--- start of Supplied information ---
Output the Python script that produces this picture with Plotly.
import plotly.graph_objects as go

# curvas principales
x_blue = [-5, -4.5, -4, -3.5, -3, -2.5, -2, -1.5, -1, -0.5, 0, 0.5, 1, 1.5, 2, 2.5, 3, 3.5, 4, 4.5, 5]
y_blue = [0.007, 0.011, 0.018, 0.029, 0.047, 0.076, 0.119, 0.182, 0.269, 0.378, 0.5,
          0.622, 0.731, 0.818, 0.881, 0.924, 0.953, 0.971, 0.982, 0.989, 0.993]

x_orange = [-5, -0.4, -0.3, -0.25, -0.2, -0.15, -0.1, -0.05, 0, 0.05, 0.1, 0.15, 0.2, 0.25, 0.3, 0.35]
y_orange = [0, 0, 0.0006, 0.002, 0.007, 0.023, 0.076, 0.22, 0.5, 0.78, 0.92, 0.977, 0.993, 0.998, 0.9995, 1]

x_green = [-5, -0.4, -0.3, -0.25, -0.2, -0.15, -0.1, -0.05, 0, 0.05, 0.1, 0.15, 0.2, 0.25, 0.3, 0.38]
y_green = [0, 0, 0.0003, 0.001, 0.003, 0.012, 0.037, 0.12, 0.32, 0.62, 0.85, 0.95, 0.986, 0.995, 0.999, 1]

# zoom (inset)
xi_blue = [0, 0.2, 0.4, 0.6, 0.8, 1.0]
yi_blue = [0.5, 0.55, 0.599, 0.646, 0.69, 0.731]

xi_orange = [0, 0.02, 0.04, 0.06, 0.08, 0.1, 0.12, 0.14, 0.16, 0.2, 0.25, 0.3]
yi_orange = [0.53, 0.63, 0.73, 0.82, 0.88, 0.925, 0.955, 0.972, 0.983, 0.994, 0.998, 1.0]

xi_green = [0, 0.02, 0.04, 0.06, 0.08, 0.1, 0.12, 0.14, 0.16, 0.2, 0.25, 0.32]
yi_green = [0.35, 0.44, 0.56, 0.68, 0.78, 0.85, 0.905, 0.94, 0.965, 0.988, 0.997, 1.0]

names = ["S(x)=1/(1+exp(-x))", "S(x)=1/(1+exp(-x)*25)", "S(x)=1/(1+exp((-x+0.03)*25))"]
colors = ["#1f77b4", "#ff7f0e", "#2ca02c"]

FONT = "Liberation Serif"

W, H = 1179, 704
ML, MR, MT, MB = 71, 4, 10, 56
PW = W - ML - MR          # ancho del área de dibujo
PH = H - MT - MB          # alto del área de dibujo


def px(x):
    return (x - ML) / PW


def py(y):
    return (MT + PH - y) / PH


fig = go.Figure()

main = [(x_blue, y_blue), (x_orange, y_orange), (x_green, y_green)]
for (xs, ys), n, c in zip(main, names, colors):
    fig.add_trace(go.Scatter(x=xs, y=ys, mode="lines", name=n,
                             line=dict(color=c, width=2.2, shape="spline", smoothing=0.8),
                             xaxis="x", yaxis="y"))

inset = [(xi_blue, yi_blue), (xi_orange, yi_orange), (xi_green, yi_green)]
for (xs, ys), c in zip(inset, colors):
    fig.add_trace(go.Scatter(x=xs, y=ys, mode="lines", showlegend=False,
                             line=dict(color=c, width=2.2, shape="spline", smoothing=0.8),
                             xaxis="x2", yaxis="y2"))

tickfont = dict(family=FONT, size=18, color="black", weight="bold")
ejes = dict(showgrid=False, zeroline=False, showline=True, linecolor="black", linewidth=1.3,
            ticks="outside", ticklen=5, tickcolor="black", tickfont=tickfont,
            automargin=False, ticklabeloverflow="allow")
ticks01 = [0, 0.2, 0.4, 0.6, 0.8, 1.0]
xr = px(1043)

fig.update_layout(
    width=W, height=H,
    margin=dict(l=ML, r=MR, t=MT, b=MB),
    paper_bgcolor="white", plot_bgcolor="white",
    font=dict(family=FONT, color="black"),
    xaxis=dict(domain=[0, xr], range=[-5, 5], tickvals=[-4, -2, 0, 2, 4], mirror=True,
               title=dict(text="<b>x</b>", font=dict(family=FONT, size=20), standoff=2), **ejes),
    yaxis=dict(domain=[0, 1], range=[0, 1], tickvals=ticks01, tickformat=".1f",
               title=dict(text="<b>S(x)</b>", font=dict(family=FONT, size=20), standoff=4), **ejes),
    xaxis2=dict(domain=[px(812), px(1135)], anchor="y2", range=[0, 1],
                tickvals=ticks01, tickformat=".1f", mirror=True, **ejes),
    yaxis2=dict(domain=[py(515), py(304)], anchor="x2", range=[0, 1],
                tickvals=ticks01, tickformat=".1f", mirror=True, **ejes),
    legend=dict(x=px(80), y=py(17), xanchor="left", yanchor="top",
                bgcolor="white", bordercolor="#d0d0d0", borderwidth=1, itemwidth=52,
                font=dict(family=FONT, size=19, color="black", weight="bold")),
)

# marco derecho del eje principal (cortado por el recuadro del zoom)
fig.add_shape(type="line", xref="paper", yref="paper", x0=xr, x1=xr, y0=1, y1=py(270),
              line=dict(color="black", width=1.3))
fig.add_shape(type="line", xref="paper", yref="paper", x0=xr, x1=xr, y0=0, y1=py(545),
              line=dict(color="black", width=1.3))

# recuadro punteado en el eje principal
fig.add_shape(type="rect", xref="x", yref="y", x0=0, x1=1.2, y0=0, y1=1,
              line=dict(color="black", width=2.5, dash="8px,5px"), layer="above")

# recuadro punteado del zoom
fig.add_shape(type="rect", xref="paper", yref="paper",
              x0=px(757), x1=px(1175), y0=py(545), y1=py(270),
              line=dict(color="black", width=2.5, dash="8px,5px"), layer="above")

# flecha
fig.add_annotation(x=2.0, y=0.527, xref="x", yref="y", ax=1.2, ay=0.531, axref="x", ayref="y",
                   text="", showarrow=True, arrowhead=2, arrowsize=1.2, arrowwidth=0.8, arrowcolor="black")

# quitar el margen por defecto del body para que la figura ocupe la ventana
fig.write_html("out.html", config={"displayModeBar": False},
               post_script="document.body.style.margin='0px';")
--- end of Supplied information ---
-- Given problem --
Extract, word for word, each line of the listing above.

-- Expected answer --
Output the Python script that produces this picture with Plotly.
import plotly.graph_objects as go

# curvas principales
x_blue = [-5, -4.5, -4, -3.5, -3, -2.5, -2, -1.5, -1, -0.5, 0, 0.5, 1, 1.5, 2, 2.5, 3, 3.5, 4, 4.5, 5]
y_blue = [0.007, 0.011, 0.018, 0.029, 0.047, 0.076, 0.119, 0.182, 0.269, 0.378, 0.5,
          0.622, 0.731, 0.818, 0.881, 0.924, 0.953, 0.971, 0.982, 0.989, 0.993]

x_orange = [-5, -0.4, -0.3, -0.25, -0.2, -0.15, -0.1, -0.05, 0, 0.05, 0.1, 0.15, 0.2, 0.25, 0.3, 0.35]
y_orange = [0, 0, 0.0006, 0.002, 0.007, 0.023, 0.076, 0.22, 0.5, 0.78, 0.92, 0.977, 0.993, 0.998, 0.9995, 1]

x_green = [-5, -0.4, -0.3, -0.25, -0.2, -0.15, -0.1, -0.05, 0, 0.05, 0.1, 0.15, 0.2, 0.25, 0.3, 0.38]
y_green = [0, 0, 0.0003, 0.001, 0.003, 0.012, 0.037, 0.12, 0.32, 0.62, 0.85, 0.95, 0.986, 0.995, 0.999, 1]

# zoom (inset)
xi_blue = [0, 0.2, 0.4, 0.6, 0.8, 1.0]
yi_blue = [0.5, 0.55, 0.599, 0.646, 0.69, 0.731]

xi_orange = [0, 0.02, 0.04, 0.06, 0.08, 0.1, 0.12, 0.14, 0.16, 0.2, 0.25, 0.3]
yi_orange = [0.53, 0.63, 0.73, 0.82, 0.88, 0.925, 0.955, 0.972, 0.983, 0.994, 0.998, 1.0]

xi_green = [0, 0.02, 0.04, 0.06, 0.08, 0.1, 0.12, 0.14, 0.16, 0.2, 0.25, 0.32]
yi_green = [0.35, 0.44, 0.56, 0.68, 0.78, 0.85, 0.905, 0.94, 0.965, 0.988, 0.997, 1.0]

names = ["S(x)=1/(1+exp(-x))", "S(x)=1/(1+exp(-x)*25)", "S(x)=1/(1+exp((-x+0.03)*25))"]
colors = ["#1f77b4", "#ff7f0e", "#2ca02c"]

FONT = "Liberation Serif"

W, H = 1179, 704
ML, MR, MT, MB = 71, 4, 10, 56
PW = W - ML - MR          # ancho del área de dibujo
PH = H - MT - MB          # alto del área de dibujo


def px(x):
    return (x - ML) / PW


def py(y):
    return (MT + PH - y) / PH


fig = go.Figure()

main = [(x_blue, y_blue), (x_orange, y_orange), (x_green, y_green)]
for (xs, ys), n, c in zip(main, names, colors):
    fig.add_trace(go.Scatter(x=xs, y=ys, mode="lines", name=n,
                             line=dict(color=c, width=2.2, shape="spline", smoothing=0.8),
                             xaxis="x", yaxis="y"))

inset = [(xi_blue, yi_blue), (xi_orange, yi_orange), (xi_green, yi_green)]
for (xs, ys), c in zip(inset, colors):
    fig.add_trace(go.Scatter(x=xs, y=ys, mode="lines", showlegend=False,
                             line=dict(color=c, width=2.2, shape="spline", smoothing=0.8),
                             xaxis="x2", yaxis="y2"))

tickfont = dict(family=FONT, size=18, color="black", weight="bold")
ejes = dict(showgrid=False, zeroline=False, showline=True, linecolor="black", linewidth=1.3,
            ticks="outside", ticklen=5, tickcolor="black", tickfont=tickfont,
            automargin=False, ticklabeloverflow="allow")
ticks01 = [0, 0.2, 0.4, 0.6, 0.8, 1.0]
xr = px(1043)

fig.update_layout(
    width=W, height=H,
    margin=dict(l=ML, r=MR, t=MT, b=MB),
    paper_bgcolor="white", plot_bgcolor="white",
    font=dict(family=FONT, color="black"),
    xaxis=dict(domain=[0, xr], range=[-5, 5], tickvals=[-4, -2, 0, 2, 4], mirror=True,
               title=dict(text="<b>x</b>", font=dict(family=FONT, size=20), standoff=2), **ejes),
    yaxis=dict(domain=[0, 1], range=[0, 1], tickvals=ticks01, tickformat=".1f",
               title=dict(text="<b>S(x)</b>", font=dict(family=FONT, size=20), standoff=4), **ejes),
    xaxis2=dict(domain=[px(812), px(1135)], anchor="y2", range=[0, 1],
                tickvals=ticks01, tickformat=".1f", mirror=True, **ejes),
    yaxis2=dict(domain=[py(515), py(304)], anchor="x2", range=[0, 1],
                tickvals=ticks01, tickformat=".1f", mirror=True, **ejes),
    legend=dict(x=px(80), y=py(17), xanchor="left", yanchor="top",
                bgcolor="white", bordercolor="#d0d0d0", borderwidth=1, itemwidth=52,
                font=dict(family=FONT, size=19, color="black", weight="bold")),
)

# marco derecho del eje principal (cortado por el recuadro del zoom)
fig.add_shape(type="line", xref="paper", yref="paper", x0=xr, x1=xr, y0=1, y1=py(270),
              line=dict(color="black", width=1.3))
fig.add_shape(type="line", xref="paper", yref="paper", x0=xr, x1=xr, y0=0, y1=py(545),
              line=dict(color="black", width=1.3))

# recuadro punteado en el eje principal
fig.add_shape(type="rect", xref="x", yref="y", x0=0, x1=1.2, y0=0, y1=1,
              line=dict(color="black", width=2.5, dash="8px,5px"), layer="above")

# recuadro punteado del zoom
fig.add_shape(type="rect", xref="paper", yref="paper",
              x0=px(757), x1=px(1175), y0=py(545), y1=py(270),
              line=dict(color="black", width=2.5, dash="8px,5px"), layer="above")

# flecha
fig.add_annotation(x=2.0, y=0.527, xref="x", yref="y", ax=1.2, ay=0.531, axref="x", ayref="y",
                   text="", showarrow=True, arrowhead=2, arrowsize=1.2, arrowwidth=0.8, arrowcolor="black")

# quitar el margen por defecto del body para que la figura ocupe la ventana
fig.write_html("out.html", config={"displayModeBar": False},
               post_script="document.body.style.margin='0px';")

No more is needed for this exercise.